Родство гибнущего сталинского проекта и строящегося проекта западного, в послевоенной Западной Европе, конечно, никто не провидел. Интеллектуалы, очарованные эстетической стороной сталинской мистерии, столкнувшись с ней близко, когда уже почти ничего от нее не осталось, гуськом потянулись на строительство своего общечеловеческого Вавилона, не понимая, что она лишь буржуазная деконструкция довоенного большевизма.

Разве сообщество наций в единой Американо-Европе не напоминает чем-то довоенный Советский Союз? Все политкорректно равны, но кто-то равнее. Политкорректность плюс объявление добра и зла, все то же назначение изгоями, плохими парнями, сортировка по категориям соответствия универсально трактуемым идеалам.

Когда назначается тотально все - вожди, пророки, звезды, гении, изгои, преступники, святые и так далее, в этих условиях важным становится не быть чем-то и кем-то (это как раз совершенно не важно), а быть назначенным на соответствующую роль. И еще важнее - не быть назначенным на соответствующую роль. Не быть назначенным преступником, извращенцем, изгоем, коррупционером, шпионом, террористом и т.д. Потому что в случае такого назначения никакая политкорректность на вас уже не распространяется. На вас вообще в таком случае уже ничего не распространяется. А то, что не назначено чем-то, - то не существует вообще.

Юридическая регламентация жизни в "цивилизованном" обществе столь всеобъемлюща, сложна и противоречива, что фактически каждый взрослый житель той или иной страны с точки зрения того или иного закона является преступником. Кого правосудие выхватит из толпы, определяет все же простая случайность. Чьи-то политические амбиции, расчеты, общественные предрассудки играют, конечно, свою роль, но их значением можно пренебречь. За одно и то же "преступление" одного убивают, другого штрафуют, третьего награждают или сажают в сумасшедший дом. За то, что в одной стране не считается преступлением, в другой строго наказывают, и простое перемещение по земле может превращать человека из преступника в невиновного, и наоборот. С другой стороны, всем известные убийцы и мошенники очень часто процветают, потому что они убивали и обманывали тех, кого надо, или тех, кто никто. Все это опять же напоминает сталинскую убежденность в априорной виновности человека в чем-нибудь (и все равны в этой своей виновности) и произвольное назначение в его России людей, целых народов, или социальных групп шпионами, террористами, вредителями. И презумпция невиновности здесь ни при чем, и политкорректность тут ни при чем, так как можно назначить ее нераспространение, при необходимости, на соответствующие объекты. Ну разве что в кино рядом с плохим сербом (арабом, русским) необходимо будет поместить его бледную положительную копию.

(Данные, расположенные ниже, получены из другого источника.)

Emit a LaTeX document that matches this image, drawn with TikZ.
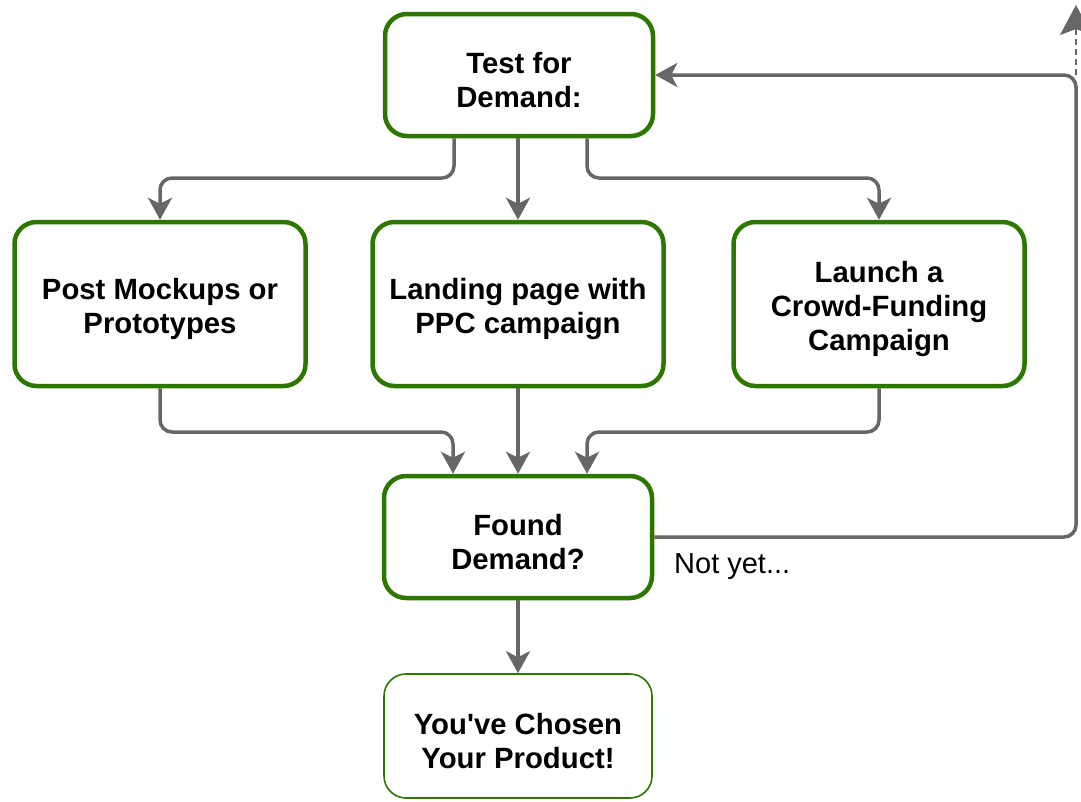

Я начал эти заметки с литературы, чтобы, в конце концов, еще раз подчеркнуть ту деконструкцию абсурда, которая и привела сегодня к "обществу спектакля о спектакле". Важность, каковую отец всех народов придавал контролю за культурой, станет понятной, если учесть, что литература, настоящее искусство, как раз и занимаются выявлением иррационального (низкого абсурда) в жизни, скрывающегося под маской нормальности (высокое безумие трогать не будем). Набоков, например, видел в этом основной пафос Шинели, из которой все мы и вышли ("Николай Гоголь"). В мире, где все может быть назначено всем, пафос этот аннулируется.